A contract protects the parties involved. Just because you had a great conversation during the first meeting at the house, you’ll regret not having a contract when one of you forgets half of that great conversation and the work isn’t completed on time.


Don’t be intimidated to ask for previous experience and references. Does the contractor have additional education outside of field experience that would add value to your project?



Check to see that your contractor lists a license required for the work being done. A license means that your contractor passed the required exams and keeps active Insurance Coverage. But it also means your contractor has done the paperwork and is playing by the rules.

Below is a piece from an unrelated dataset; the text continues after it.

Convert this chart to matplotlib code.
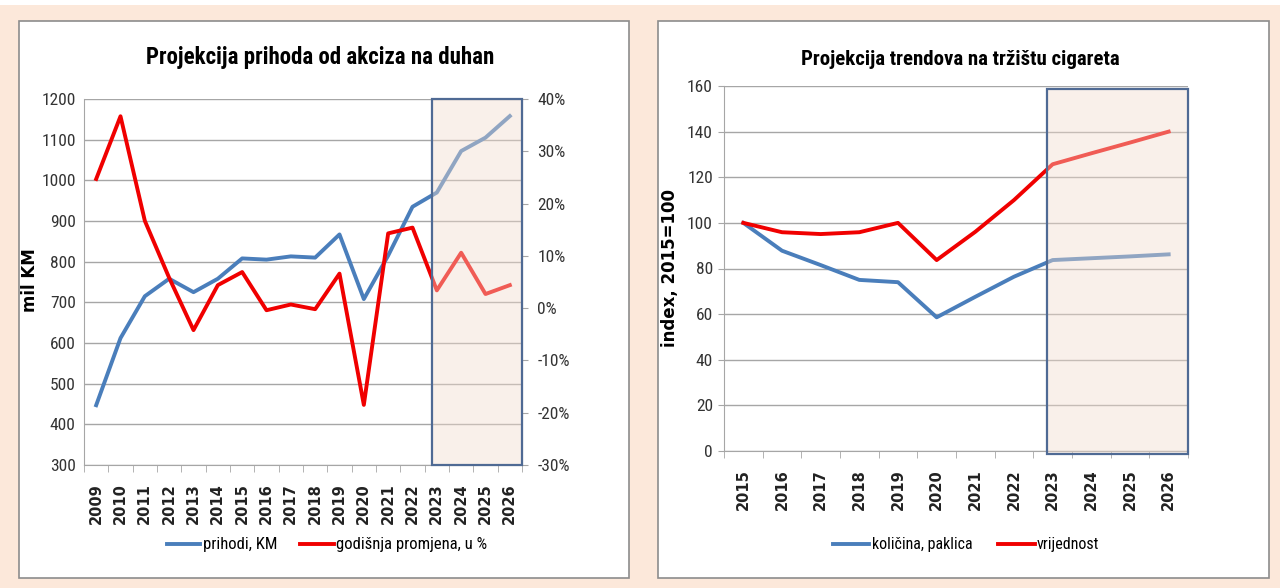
import numpy as np
import matplotlib
matplotlib.use('Agg')
import matplotlib.pyplot as plt
from matplotlib.patches import Rectangle
from matplotlib.ticker import FuncFormatter
import matplotlib.transforms as mtransforms

# lijevi grafikon: prihodi od akciza na duhan
years_a = ['2009', '2010', '2011', '2012', '2013', '2014', '2015', '2016', '2017',
           '2018', '2019', '2020', '2021', '2022', '2023', '2024', '2025', '2026']
prihodi = [447, 612, 715, 758, 725, 758, 808, 805, 813, 810, 867, 708, 815, 935,
           970, 1072, 1105, 1158]
promjena = [24.7, 36.7, 16.7, 5.8, -4.2, 4.4, 6.9, -0.4, 0.7, -0.2, 6.6, -18.5,
            14.3, 15.4, 3.4, 10.6, 2.7, 4.4]

# desni grafikon: trendovi na trzistu cigareta (2015=100)
years_b = ['2015', '2016', '2017', '2018', '2019', '2020', '2021', '2022', '2023',
           '2024', '2025', '2026']
kolicina = [100, 87.8, 81.5, 75, 74, 58.6, 67.6, 76.4, 83.7, 84.5, 85.3, 86.2]
vrijednost = [100, 95.9, 95.1, 95.9, 100, 83.7, 96.1, 110, 125.7, 130.5, 135.2, 140]

narrow = ['Roboto Condensed', 'Liberation Sans Narrow', 'Liberation Sans', 'DejaVu Sans']
peach = '#fce8da'
blue = '#4a7ebb'
red = '#f00000'
grid_c = '#a6a6a6'
box_c = '#4f6a94'

fig = plt.figure(figsize=(12.8, 5.88), dpi=100)
fig.patch.set_facecolor(peach)

W, H = 1280.0, 588.0
def frac(x0, y0, x1, y1):
	return [x0 / W, 1 - y1 / H, (x1 - x0) / W, (y1 - y0) / H]

# bijeli paneli
for (x0, x1) in [(19, 629), (658, 1269)]:
	r = frac(x0, 21, x1, 578)
	fig.patches.append(Rectangle((r[0], r[1]), r[2], r[3], transform=fig.transFigure,
	                             facecolor='white', edgecolor='#8c8c8c', lw=1.2, zorder=-5))
fig.patches.append(Rectangle((0, 1 - 5 / H), 1, 5 / H, transform=fig.transFigure,
                             facecolor='white', edgecolor='none', zorder=-5))

def style_cat_axis(ax, labels):
	n = len(labels)
	ax.set_xlim(-0.5, n - 0.5)
	ax.set_xticks(np.arange(n))
	ax.set_xticklabels(labels, rotation=90, fontsize=10.5, fontweight='bold',
	                   family='DejaVu Sans', color='#222222')
	ax.set_xticks(np.arange(n + 1) - 0.5, minor=True)
	ax.tick_params(axis='x', which='major', length=0, pad=13)
	ax.tick_params(axis='x', which='minor', length=5, color=grid_c)
	for s in ['top', 'right']:
		ax.spines[s].set_visible(False)
	ax.spines['left'].set_color(grid_c)
	ax.spines['bottom'].set_color(grid_c)
	ax.grid(axis='y', color=grid_c, lw=1)
	ax.set_axisbelow(True)

# ---- lijevi grafikon ----
ax1 = fig.add_axes(frac(84, 99, 522, 465))
ax1.set_facecolor('white')
xa = np.arange(len(years_a))
l1, = ax1.plot(xa, prihodi, color=blue, lw=2.8, label='prihodi, KM')
ax1.set_ylim(300, 1200)
ax1.set_yticks(np.arange(300, 1201, 100))
style_cat_axis(ax1, years_a)
ax1.tick_params(axis='y', length=0, pad=6)
for t in ax1.get_yticklabels():
	t.set_family(narrow)
	t.set_fontsize(12.5)
	t.set_color('#333333')
ax1.set_ylabel('mil KM', fontsize=12, fontweight='bold', family='DejaVu Sans')
ax1.yaxis.set_label_coords(-0.103, 0.505)

ax2 = ax1.twinx()
l2, = ax2.plot(xa, promjena, color=red, lw=2.8, label='godišnja promjena, u %')
ax2.set_ylim(-30, 40)
ax2.set_yticks(np.arange(-30, 41, 10))
ax2.yaxis.set_major_formatter(FuncFormatter(lambda v, p: '%d%%' % v))
ax2.tick_params(axis='y', length=4, color=grid_c, pad=7)
for t in ax2.get_yticklabels():
	t.set_family(narrow)
	t.set_fontsize(12.5)
	t.set_color('#333333')
for s in ['top', 'left', 'bottom']:
	ax2.spines[s].set_visible(False)
ax2.spines['right'].set_color(grid_c)

# prognoza 2023-2026: poluprozirni okvir preko linija
trans2 = mtransforms.blended_transform_factory(ax2.transData, ax2.transAxes)
ax2.add_patch(Rectangle((13.8, 0), 17.5 - 13.8, 1, transform=trans2, facecolor='#f2dccd',
                        alpha=0.42, edgecolor='none', zorder=5))
ax2.add_patch(Rectangle((13.8, 0), 17.5 - 13.8, 1, transform=trans2, facecolor='none',
                        edgecolor=box_c, lw=1.6, zorder=6, clip_on=False))

ax1.set_title('Projekcija prihoda od akciza na duhan', fontsize=16.5, fontweight='bold',
              family=narrow, pad=25, x=0.538)
fig.legend(handles=[l1, l2], loc='center', bbox_to_anchor=(327 / W, 1 - 545 / H),
           ncol=2, frameon=False, handlelength=2.0, handletextpad=0.15, columnspacing=1.4,
           prop={'family': narrow, 'size': 12})

# ---- desni grafikon ----
ax3 = fig.add_axes(frac(724, 86, 1188, 451))
xb = np.arange(len(years_b))
l3, = ax3.plot(xb, kolicina, color=blue, lw=2.8, label='količina, paklica')
l4, = ax3.plot(xb, vrijednost, color=red, lw=2.8, label='vrijednost')
ax3.set_ylim(0, 160)
ax3.set_yticks(np.arange(0, 161, 20))
style_cat_axis(ax3, years_b)
ax3.tick_params(axis='y', length=4, color=grid_c, pad=4)
for t in ax3.get_yticklabels():
	t.set_family(narrow)
	t.set_fontsize(12.5)
	t.set_color('#333333')
ax3.set_ylabel('index, 2015=100', fontsize=12, fontweight='bold', family='DejaVu Sans')
ax3.yaxis.set_label_coords(-0.097, 0.501)
ax3.add_patch(Rectangle((7.85, -1.5), 11.5 - 7.85, 160, facecolor='#f2dccd', alpha=0.42,
                        edgecolor='none', zorder=5, clip_on=False))
ax3.add_patch(Rectangle((7.85, -1.5), 11.5 - 7.85, 160, facecolor='none', edgecolor=box_c,
                        lw=1.6, zorder=6, clip_on=False))
ax3.set_title('Projekcija trendova na tržištu cigareta', fontsize=15, fontweight='bold',
              family=narrow, pad=15, x=0.51)
fig.legend(handles=[l3, l4], loc='center', bbox_to_anchor=(966 / W, 1 - 545 / H),
           ncol=2, frameon=False, handlelength=2.3, handletextpad=0.15, columnspacing=1.6,
           prop={'family': narrow, 'size': 11.5})

fig.savefig('out.png', dpi=100, facecolor=fig.get_facecolor())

Injuries can occur on a construction site. If the location is your home and your contractor does not have the proper insurance, you may be held liable. Check with your locality for the proper amount of liability insurance, and if the contractor has employees, check to see whether he carries worker’s compensation insurance.


Scope of Work

There are many details to get right in a renovation, so write everything down before work begins. This can be the best way to get everyone on the same page. If your designer has drawn up detailed plans, make sure the contract references the designer and the date on the plans so you have something to point to should the finish on your woodwork be different from what you requested.

Duration of Work

Though projects often take longer than predicted for many legitimate reasons — some caused by the client and some outside the contractor’s control — put the expected project duration in writing. The important thing is not that your contractor shows up every day, but that he finishes the project on time. Having a timeline will help calm your nerves if progress hits a slow spot.


A good contract should include a list of exclusions. These might be related to areas that will not be visible until the walls are opened up after demolition, or the level of cleaning you should expect after the work is complete. Also, talk to your contractor about the likelihood of finding asbestos behind the walls. He won’t be able to say for sure, but he can speak from experience and help you plan your contingency budget.


 Although we are well into the 21st century many in the Construction field still lack the essential tools for effective communication. Check the Contractors Website and social media sites to get a feel for the contractor’s depth and ask for weekly written reports of progress to keep all vested parties on the same page.


Payment Schedule

While payment schedules can vary by the job, they should always be agreeable to both parties involved. In my opinion, payments tied to milestones in the project are better than those tied to percentages of completion. As long as you are confident that you’re not paying for significantly more than what’s been completed, you should be OK.



 The standard warranty for work is one year from substantial completion. If you’ve gotten recommendations from people you trust, you’ll know where to find him later if needed.